ASTERIX - Asterix (1998)
Asterix was a direct predecessor of Lucifer's Friend; released one (eponymous) album in 1970. Technically, this was the first Lucifer's Friend album, only under a different name. Also, one single was released featuring a slightly altered line-up, without John's involvement. Peter Hesslein began his musical career way back in 1963 with a band called the Giants. Peter Hecht and Dieter Horns were both members of a group known as the German Bonds, from 1965 onwards. Peter Hesslein joined the Bonds in 1968 which survived until 1970. At this point the various members took up the study of graphic design in an attempt to forge more sensible careers. But the call of rock'n'roll was too strong and in late 1970, the ex-Bonds men, together with Joachim Reitenbach , decided to record a new album. They needed a lead singer and eventually found John Lawton who had been with the group Stonewall. The new band took the name Lucifer's Friend and released their first album 'Asterix' in 1970. Their first three albums were undeniably influenced by contemporary British bands such as Uriah Heep and Deep Purple. 'Lucifer's Friend' was released on the Phillips label in January 1971 followed by 'Where The Groupies Killed The Blues' (1972).
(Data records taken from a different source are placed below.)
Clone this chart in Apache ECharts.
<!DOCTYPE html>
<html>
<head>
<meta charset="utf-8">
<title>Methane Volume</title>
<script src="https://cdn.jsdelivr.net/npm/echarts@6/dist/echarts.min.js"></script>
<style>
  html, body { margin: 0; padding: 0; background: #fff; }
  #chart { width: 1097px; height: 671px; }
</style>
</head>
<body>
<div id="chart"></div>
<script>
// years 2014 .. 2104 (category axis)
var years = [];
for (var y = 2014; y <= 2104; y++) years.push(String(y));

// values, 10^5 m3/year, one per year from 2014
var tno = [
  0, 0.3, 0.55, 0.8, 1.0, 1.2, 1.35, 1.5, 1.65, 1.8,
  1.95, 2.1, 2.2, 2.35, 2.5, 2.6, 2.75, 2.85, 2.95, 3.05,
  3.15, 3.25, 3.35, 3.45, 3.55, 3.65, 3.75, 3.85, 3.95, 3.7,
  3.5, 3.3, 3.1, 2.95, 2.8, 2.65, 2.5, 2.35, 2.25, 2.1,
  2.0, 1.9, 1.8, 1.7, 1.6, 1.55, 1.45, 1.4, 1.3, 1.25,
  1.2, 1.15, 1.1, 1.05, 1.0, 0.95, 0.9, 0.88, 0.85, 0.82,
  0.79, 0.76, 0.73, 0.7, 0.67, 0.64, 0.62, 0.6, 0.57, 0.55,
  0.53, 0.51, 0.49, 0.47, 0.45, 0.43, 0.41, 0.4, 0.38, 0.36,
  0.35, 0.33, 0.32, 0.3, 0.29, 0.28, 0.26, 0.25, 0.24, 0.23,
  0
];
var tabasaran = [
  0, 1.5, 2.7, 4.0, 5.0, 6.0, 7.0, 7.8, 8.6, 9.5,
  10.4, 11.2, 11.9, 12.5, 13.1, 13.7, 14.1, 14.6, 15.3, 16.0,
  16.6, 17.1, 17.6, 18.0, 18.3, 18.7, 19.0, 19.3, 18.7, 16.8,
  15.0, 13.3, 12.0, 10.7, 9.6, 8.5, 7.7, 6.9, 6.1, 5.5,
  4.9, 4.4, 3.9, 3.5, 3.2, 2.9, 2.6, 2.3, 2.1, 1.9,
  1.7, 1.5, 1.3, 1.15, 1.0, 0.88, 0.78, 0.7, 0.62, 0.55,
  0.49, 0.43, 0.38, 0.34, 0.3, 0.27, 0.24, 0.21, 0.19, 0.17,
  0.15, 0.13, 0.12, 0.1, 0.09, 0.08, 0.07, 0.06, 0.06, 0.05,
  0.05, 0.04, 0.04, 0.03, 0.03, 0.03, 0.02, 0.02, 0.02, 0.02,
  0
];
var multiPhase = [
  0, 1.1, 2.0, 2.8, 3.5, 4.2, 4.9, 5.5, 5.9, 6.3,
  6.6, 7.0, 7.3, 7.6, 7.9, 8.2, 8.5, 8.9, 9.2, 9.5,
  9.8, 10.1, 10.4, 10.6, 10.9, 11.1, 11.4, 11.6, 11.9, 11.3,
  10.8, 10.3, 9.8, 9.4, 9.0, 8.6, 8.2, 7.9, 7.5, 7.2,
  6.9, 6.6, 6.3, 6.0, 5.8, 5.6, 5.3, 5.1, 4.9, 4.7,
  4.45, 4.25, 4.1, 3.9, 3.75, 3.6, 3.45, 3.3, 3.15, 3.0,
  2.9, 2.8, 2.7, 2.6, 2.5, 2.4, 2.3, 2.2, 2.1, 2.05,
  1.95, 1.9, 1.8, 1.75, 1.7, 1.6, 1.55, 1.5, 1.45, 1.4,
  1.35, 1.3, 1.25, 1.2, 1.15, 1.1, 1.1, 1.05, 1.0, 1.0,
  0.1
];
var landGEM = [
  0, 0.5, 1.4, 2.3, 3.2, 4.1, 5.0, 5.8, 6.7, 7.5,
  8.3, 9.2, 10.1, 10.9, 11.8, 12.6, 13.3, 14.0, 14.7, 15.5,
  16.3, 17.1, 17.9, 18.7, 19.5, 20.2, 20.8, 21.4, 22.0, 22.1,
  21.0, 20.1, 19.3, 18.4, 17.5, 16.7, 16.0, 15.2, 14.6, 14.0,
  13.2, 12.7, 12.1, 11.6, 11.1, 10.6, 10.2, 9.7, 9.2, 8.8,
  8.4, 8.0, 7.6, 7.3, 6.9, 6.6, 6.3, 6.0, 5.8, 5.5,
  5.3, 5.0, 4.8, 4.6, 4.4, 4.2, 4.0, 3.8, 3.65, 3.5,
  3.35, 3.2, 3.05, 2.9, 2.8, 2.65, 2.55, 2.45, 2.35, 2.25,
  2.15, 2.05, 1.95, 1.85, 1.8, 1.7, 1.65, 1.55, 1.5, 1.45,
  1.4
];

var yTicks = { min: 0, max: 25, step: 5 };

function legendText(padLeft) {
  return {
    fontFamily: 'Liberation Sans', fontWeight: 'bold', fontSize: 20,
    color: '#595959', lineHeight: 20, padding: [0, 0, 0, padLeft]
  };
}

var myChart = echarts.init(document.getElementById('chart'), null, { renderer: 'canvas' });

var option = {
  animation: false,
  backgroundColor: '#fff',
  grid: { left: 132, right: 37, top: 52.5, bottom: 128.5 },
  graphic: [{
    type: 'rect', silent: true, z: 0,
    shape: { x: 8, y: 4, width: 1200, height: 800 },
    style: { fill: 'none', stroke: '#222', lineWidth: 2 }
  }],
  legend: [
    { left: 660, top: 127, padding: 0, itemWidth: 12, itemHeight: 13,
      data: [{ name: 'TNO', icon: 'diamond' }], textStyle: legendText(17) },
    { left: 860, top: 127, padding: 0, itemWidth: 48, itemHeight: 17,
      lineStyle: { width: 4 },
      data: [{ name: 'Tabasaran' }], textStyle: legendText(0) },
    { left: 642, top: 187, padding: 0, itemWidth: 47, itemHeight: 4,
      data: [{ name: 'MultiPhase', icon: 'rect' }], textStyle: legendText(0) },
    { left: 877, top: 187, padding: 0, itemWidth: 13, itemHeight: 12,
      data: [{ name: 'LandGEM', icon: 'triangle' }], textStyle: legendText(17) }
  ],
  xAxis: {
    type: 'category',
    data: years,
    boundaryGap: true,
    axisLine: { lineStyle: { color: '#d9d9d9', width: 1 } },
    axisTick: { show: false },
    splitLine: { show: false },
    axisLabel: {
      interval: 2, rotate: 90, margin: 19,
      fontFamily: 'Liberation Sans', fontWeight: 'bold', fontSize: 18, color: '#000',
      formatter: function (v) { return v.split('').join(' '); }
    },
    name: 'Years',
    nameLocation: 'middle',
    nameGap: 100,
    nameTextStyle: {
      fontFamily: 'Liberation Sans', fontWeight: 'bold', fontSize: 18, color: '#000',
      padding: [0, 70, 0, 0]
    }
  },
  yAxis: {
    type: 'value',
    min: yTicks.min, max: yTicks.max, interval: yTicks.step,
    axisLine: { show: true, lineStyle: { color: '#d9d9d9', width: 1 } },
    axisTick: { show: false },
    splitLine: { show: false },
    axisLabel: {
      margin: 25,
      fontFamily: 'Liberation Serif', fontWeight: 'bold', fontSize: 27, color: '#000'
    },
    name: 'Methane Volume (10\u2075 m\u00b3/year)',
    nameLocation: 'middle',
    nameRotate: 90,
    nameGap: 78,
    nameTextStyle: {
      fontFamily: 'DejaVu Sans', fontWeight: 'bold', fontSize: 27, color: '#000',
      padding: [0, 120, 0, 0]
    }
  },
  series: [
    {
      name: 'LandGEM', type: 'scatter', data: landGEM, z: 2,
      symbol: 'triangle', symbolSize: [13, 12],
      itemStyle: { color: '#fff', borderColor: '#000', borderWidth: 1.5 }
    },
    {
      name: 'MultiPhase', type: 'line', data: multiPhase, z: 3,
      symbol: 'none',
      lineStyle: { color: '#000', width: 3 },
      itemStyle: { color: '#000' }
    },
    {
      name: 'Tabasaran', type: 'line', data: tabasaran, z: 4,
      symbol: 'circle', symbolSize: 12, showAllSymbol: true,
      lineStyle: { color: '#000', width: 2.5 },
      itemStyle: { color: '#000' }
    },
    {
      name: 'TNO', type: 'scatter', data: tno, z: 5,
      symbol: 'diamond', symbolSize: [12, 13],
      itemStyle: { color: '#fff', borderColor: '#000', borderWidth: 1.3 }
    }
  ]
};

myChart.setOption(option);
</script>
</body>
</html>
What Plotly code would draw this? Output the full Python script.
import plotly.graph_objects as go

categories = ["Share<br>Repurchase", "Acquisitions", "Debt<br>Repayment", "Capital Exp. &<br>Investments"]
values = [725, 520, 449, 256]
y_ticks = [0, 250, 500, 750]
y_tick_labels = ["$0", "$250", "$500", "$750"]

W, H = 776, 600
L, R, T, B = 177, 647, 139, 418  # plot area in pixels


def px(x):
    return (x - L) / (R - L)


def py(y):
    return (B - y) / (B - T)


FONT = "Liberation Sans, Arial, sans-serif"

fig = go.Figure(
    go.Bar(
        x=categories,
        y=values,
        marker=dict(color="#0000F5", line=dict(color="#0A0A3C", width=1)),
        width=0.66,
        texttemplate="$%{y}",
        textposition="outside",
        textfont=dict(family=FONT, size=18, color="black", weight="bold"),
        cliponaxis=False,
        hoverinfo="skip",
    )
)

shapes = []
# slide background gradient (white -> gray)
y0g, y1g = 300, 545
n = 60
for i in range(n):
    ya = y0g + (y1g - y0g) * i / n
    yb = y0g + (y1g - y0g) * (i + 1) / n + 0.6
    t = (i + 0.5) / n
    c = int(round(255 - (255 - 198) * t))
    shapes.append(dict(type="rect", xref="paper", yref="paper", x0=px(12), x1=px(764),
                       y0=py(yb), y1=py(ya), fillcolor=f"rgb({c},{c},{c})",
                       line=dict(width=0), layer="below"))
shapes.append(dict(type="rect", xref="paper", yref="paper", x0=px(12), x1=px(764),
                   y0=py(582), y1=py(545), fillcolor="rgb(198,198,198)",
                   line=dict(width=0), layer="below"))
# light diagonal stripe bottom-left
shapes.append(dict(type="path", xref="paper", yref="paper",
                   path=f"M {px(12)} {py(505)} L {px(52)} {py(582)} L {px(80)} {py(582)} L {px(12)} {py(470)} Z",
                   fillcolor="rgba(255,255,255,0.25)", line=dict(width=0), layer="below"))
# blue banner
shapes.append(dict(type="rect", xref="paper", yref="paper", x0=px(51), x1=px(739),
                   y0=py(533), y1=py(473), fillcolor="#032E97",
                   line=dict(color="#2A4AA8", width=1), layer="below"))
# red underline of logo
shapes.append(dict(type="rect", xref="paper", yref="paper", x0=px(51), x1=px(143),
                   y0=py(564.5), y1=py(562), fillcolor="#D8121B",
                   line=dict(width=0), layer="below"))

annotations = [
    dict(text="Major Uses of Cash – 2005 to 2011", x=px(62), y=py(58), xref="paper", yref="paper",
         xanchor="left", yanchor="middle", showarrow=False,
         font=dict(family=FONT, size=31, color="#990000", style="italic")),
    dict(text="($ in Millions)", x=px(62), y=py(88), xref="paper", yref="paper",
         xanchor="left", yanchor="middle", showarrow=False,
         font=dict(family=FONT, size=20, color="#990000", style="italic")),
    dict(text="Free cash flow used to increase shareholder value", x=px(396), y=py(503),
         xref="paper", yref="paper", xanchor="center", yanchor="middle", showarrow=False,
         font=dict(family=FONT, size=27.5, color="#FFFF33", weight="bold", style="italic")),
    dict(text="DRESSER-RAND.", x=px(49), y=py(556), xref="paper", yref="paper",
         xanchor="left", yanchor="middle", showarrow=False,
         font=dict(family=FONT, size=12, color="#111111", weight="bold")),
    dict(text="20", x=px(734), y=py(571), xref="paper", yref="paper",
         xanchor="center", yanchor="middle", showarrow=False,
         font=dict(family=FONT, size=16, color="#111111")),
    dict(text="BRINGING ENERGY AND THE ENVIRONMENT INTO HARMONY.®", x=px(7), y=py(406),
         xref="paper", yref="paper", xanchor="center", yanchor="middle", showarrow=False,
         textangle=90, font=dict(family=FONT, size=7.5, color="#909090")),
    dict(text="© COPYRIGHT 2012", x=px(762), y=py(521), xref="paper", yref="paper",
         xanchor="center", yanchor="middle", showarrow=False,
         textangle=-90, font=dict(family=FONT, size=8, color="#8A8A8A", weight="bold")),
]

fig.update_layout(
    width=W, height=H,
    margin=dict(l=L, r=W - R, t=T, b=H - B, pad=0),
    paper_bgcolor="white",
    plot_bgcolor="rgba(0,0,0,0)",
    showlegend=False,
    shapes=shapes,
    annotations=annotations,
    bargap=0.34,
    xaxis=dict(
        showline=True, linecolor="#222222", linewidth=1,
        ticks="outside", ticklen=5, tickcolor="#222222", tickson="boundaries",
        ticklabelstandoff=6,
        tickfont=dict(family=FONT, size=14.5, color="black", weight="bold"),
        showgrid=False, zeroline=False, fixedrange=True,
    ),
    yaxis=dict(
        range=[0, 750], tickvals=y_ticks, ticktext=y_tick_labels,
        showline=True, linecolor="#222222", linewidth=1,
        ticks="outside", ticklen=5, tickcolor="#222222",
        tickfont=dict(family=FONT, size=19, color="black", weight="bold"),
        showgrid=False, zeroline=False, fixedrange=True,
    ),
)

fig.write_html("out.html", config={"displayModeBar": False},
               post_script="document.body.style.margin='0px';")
Lucifer's Friend' was given rave reviews particularly in America where the Chicago Express compared them to Led Zeppelin. This encouraged the five-piece to commence a heavy touring schedule, a policy which later backfired. Gradually their music had become a shade more sophisticated and serious jazz and symphonic influences were detected by critics and fans. This was no doubt due to the increasing importance of 'progressive rock' which seemed to appeal to college students and university audiences rather more than good old heavy metal. It was also more interesting for musicians to play and presented them with new challenges.